◆ GOAL ◆
Output the lines exactly, from the one where "Rebuild this diagram" appears through the one where "(180,110) .. (181,138);" appears. Images are left out.
TASK MATERIAL start
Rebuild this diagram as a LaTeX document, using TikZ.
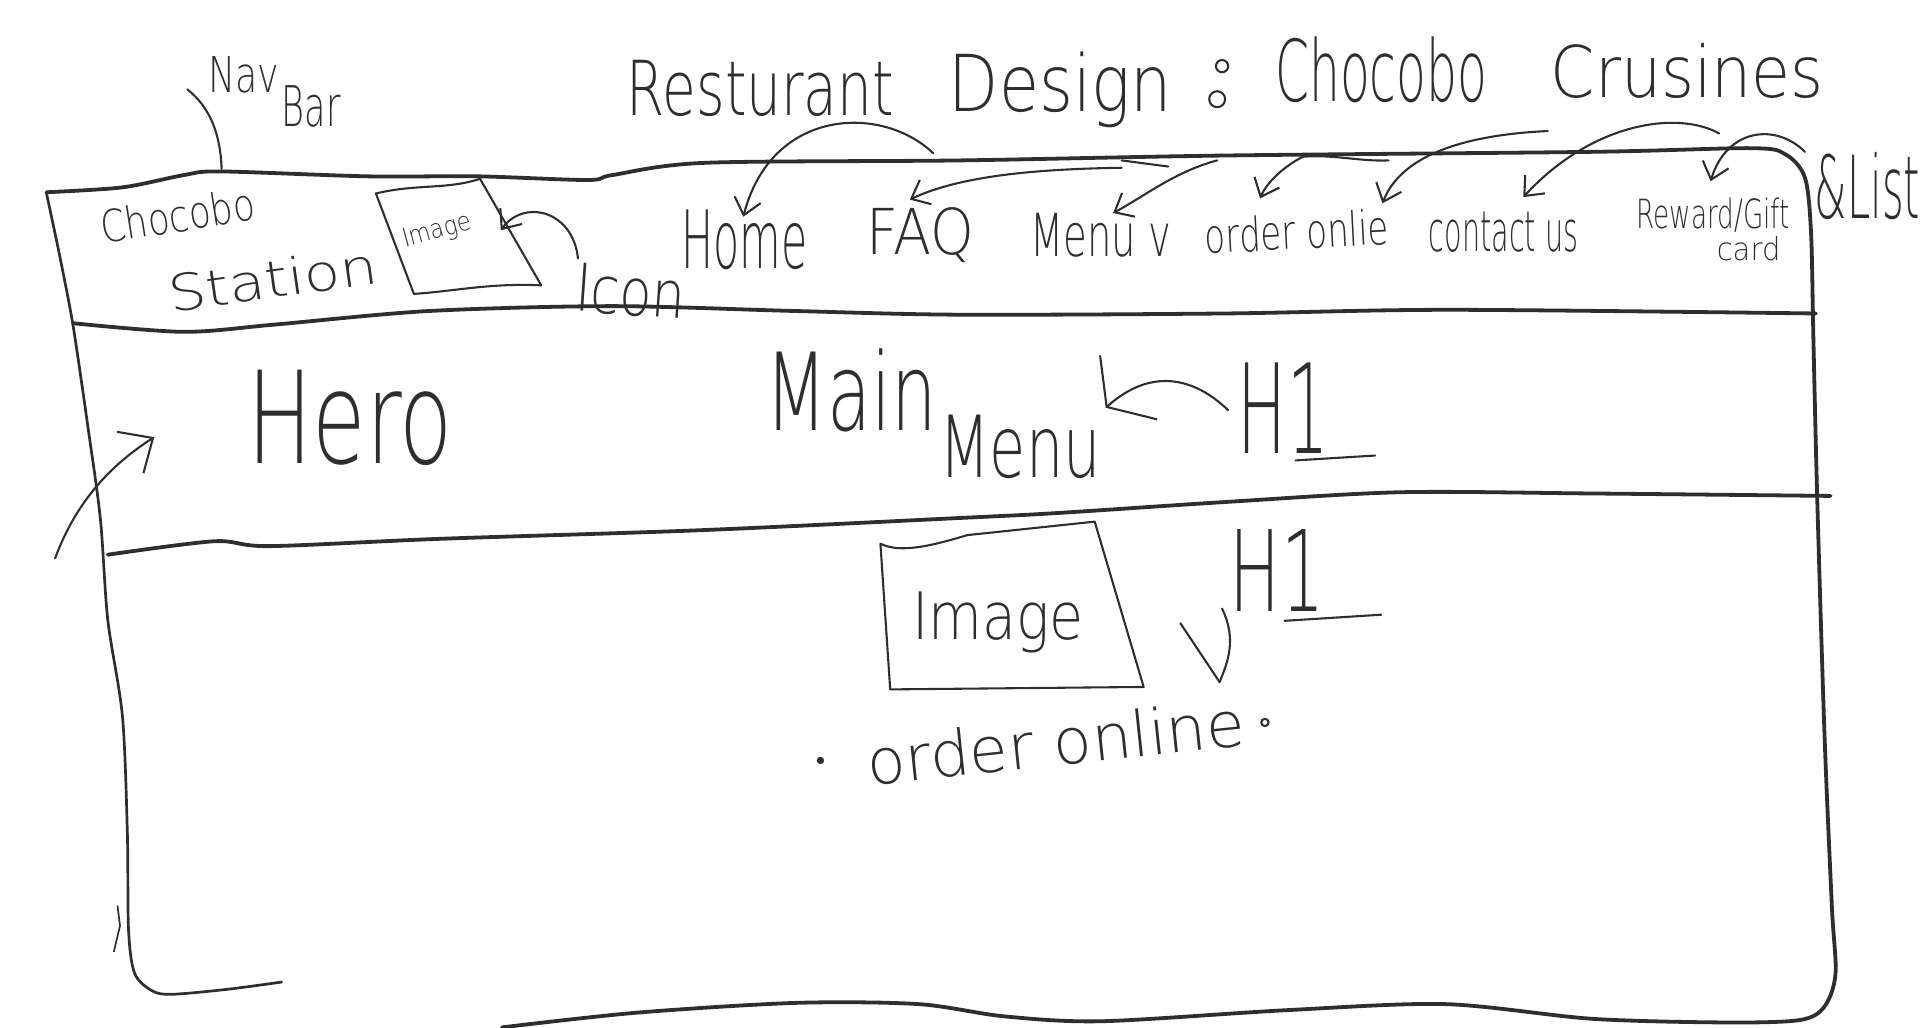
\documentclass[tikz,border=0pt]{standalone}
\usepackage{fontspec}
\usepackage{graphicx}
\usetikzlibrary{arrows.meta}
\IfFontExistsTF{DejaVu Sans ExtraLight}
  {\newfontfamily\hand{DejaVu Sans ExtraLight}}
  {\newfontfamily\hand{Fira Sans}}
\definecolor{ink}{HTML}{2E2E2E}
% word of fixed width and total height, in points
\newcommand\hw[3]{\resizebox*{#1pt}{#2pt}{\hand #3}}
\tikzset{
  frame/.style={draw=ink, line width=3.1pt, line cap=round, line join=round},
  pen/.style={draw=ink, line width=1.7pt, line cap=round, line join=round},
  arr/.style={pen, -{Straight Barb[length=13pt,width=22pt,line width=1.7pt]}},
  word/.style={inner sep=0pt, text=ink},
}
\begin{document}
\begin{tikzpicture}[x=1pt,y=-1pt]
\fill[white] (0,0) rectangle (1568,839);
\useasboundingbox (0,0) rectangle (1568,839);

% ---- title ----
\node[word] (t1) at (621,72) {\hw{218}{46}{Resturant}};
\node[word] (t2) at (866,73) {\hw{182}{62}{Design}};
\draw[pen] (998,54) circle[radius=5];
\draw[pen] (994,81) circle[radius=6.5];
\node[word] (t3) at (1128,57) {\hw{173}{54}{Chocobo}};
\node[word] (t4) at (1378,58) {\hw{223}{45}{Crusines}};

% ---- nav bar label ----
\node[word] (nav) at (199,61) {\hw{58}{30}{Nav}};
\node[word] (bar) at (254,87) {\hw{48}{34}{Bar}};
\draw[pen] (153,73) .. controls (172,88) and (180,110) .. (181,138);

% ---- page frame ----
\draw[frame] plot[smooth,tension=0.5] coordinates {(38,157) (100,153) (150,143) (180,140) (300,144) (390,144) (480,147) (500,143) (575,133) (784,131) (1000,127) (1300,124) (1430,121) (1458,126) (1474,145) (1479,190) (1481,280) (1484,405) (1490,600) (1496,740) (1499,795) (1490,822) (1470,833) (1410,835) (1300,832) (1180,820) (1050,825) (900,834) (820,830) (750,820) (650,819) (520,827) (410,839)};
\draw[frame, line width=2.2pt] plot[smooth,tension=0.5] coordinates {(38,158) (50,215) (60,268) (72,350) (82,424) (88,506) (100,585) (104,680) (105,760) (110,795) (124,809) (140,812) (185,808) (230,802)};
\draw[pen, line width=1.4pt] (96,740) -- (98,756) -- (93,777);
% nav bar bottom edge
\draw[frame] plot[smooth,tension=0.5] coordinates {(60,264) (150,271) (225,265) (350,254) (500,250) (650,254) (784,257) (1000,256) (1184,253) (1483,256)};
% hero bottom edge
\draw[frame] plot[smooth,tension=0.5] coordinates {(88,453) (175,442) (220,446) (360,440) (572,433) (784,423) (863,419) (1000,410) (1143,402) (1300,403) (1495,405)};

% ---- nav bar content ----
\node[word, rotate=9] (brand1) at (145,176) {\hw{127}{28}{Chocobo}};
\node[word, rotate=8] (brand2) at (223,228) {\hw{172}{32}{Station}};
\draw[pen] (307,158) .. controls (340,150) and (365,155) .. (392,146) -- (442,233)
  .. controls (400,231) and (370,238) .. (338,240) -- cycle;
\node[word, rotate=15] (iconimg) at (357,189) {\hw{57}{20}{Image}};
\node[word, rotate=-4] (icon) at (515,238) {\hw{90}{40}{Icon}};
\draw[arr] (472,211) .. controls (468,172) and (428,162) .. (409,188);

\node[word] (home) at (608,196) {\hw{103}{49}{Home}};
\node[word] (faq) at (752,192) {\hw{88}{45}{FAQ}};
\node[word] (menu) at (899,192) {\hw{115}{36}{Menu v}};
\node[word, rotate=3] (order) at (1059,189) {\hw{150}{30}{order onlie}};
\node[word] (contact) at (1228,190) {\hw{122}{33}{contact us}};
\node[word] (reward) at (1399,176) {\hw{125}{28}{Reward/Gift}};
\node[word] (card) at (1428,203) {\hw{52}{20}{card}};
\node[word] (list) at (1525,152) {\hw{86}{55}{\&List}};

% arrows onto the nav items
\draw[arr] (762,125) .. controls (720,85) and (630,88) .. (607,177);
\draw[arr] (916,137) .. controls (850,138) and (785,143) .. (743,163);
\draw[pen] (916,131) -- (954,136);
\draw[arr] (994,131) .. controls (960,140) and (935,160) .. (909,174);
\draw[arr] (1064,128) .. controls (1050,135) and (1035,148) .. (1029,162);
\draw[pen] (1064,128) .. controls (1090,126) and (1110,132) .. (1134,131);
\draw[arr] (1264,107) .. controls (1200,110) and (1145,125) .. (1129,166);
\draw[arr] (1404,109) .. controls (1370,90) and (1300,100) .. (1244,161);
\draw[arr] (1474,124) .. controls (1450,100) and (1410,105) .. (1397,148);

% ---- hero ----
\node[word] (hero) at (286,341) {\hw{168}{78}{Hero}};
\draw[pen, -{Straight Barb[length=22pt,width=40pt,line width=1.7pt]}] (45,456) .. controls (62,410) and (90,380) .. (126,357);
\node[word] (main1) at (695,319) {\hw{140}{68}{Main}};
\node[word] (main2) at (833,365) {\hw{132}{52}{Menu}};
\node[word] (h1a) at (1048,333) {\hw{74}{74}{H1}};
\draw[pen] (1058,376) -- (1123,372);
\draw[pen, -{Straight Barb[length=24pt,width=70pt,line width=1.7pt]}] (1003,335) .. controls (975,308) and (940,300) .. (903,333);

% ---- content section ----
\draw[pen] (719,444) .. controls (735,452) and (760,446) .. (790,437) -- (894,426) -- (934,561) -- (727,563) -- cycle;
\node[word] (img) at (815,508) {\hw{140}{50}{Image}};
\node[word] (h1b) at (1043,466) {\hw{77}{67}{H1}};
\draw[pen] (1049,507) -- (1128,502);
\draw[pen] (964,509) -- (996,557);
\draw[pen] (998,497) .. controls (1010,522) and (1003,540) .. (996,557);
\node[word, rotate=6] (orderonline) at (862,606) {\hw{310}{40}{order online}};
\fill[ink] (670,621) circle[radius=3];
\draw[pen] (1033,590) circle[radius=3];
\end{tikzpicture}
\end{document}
TASK MATERIAL end
TASK MATERIAL start
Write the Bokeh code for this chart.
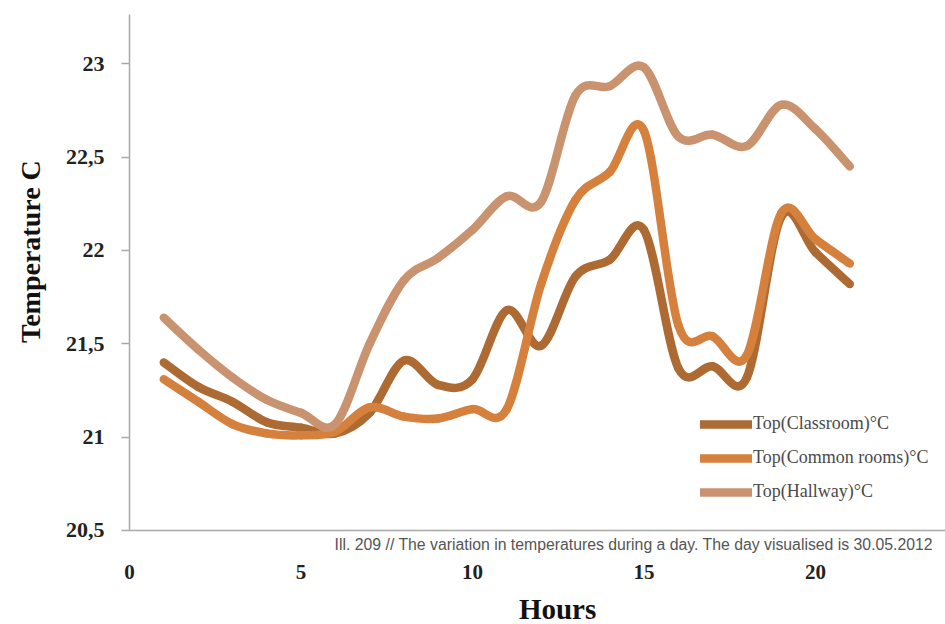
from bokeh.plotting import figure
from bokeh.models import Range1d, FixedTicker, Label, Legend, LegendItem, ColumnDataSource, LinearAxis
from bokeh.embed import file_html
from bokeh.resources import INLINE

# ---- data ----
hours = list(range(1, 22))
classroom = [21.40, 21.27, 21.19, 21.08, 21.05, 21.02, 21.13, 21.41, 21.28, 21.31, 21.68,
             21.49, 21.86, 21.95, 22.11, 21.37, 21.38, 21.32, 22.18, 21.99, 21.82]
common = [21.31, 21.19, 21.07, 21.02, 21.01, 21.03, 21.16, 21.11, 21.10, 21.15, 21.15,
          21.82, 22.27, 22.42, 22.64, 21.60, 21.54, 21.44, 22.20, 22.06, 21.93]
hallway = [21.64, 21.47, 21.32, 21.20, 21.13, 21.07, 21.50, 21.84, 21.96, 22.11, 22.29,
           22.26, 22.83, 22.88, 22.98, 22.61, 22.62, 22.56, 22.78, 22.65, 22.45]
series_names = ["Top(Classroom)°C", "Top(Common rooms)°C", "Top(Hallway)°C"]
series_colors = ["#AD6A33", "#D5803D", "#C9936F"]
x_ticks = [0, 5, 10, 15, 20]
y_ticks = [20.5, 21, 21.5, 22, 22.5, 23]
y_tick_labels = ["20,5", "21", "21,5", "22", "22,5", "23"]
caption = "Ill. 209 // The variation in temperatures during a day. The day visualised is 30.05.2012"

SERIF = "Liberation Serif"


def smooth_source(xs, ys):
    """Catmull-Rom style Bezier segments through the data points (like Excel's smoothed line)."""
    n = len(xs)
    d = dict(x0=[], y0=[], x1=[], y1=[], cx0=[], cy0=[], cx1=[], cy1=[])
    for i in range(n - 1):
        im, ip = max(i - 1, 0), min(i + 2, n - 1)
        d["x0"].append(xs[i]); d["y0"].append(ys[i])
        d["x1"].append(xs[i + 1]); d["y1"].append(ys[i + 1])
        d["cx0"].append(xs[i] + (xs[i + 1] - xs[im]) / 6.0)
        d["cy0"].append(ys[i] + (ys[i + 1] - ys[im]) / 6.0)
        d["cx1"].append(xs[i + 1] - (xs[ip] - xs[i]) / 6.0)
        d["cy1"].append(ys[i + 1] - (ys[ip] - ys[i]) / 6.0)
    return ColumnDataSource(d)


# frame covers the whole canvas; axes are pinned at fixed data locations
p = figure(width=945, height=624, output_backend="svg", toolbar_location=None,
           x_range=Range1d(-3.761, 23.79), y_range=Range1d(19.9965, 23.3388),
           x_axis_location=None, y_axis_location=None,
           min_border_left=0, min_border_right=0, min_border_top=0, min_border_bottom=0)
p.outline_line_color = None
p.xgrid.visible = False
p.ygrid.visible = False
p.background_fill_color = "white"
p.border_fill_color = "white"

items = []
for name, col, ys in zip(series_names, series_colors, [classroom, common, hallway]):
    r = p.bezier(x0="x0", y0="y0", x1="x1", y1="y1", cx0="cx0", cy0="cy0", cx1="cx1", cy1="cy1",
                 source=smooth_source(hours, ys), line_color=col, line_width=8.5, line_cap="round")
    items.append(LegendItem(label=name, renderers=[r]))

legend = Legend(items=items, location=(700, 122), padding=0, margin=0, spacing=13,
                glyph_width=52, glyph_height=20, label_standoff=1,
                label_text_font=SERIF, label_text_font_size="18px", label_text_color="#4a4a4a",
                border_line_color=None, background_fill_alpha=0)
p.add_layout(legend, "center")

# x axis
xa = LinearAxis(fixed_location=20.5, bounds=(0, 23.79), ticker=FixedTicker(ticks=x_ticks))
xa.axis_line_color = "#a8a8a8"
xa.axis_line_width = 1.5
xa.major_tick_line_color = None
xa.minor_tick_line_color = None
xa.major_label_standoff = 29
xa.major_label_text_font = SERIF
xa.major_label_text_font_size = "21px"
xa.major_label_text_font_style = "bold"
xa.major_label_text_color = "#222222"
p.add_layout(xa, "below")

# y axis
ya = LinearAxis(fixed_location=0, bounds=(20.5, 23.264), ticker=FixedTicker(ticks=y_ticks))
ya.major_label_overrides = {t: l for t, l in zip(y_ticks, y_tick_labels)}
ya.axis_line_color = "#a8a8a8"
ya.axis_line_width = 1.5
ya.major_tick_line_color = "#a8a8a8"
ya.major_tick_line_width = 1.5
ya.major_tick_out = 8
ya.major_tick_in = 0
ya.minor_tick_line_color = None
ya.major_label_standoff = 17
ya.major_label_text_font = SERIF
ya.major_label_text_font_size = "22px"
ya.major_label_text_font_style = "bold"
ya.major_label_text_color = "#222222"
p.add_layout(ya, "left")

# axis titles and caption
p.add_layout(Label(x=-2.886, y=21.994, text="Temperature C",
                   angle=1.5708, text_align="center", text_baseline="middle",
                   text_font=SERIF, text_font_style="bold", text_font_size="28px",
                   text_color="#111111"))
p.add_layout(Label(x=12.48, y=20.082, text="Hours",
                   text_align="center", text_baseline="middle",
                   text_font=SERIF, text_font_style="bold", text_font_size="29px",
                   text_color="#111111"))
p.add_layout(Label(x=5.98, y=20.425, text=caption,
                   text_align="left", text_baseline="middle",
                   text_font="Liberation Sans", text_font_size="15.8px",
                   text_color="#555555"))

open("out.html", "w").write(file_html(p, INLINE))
TASK MATERIAL end
◆ REPLY ◆
Rebuild this diagram as a LaTeX document, using TikZ.
\documentclass[tikz,border=0pt]{standalone}
\usepackage{fontspec}
\usepackage{graphicx}
\usetikzlibrary{arrows.meta}
\IfFontExistsTF{DejaVu Sans ExtraLight}
  {\newfontfamily\hand{DejaVu Sans ExtraLight}}
  {\newfontfamily\hand{Fira Sans}}
\definecolor{ink}{HTML}{2E2E2E}
% word of fixed width and total height, in points
\newcommand\hw[3]{\resizebox*{#1pt}{#2pt}{\hand #3}}
\tikzset{
  frame/.style={draw=ink, line width=3.1pt, line cap=round, line join=round},
  pen/.style={draw=ink, line width=1.7pt, line cap=round, line join=round},
  arr/.style={pen, -{Straight Barb[length=13pt,width=22pt,line width=1.7pt]}},
  word/.style={inner sep=0pt, text=ink},
}
\begin{document}
\begin{tikzpicture}[x=1pt,y=-1pt]
\fill[white] (0,0) rectangle (1568,839);
\useasboundingbox (0,0) rectangle (1568,839);

% ---- title ----
\node[word] (t1) at (621,72) {\hw{218}{46}{Resturant}};
\node[word] (t2) at (866,73) {\hw{182}{62}{Design}};
\draw[pen] (998,54) circle[radius=5];
\draw[pen] (994,81) circle[radius=6.5];
\node[word] (t3) at (1128,57) {\hw{173}{54}{Chocobo}};
\node[word] (t4) at (1378,58) {\hw{223}{45}{Crusines}};

% ---- nav bar label ----
\node[word] (nav) at (199,61) {\hw{58}{30}{Nav}};
\node[word] (bar) at (254,87) {\hw{48}{34}{Bar}};
\draw[pen] (153,73) .. controls (172,88) and (180,110) .. (181,138);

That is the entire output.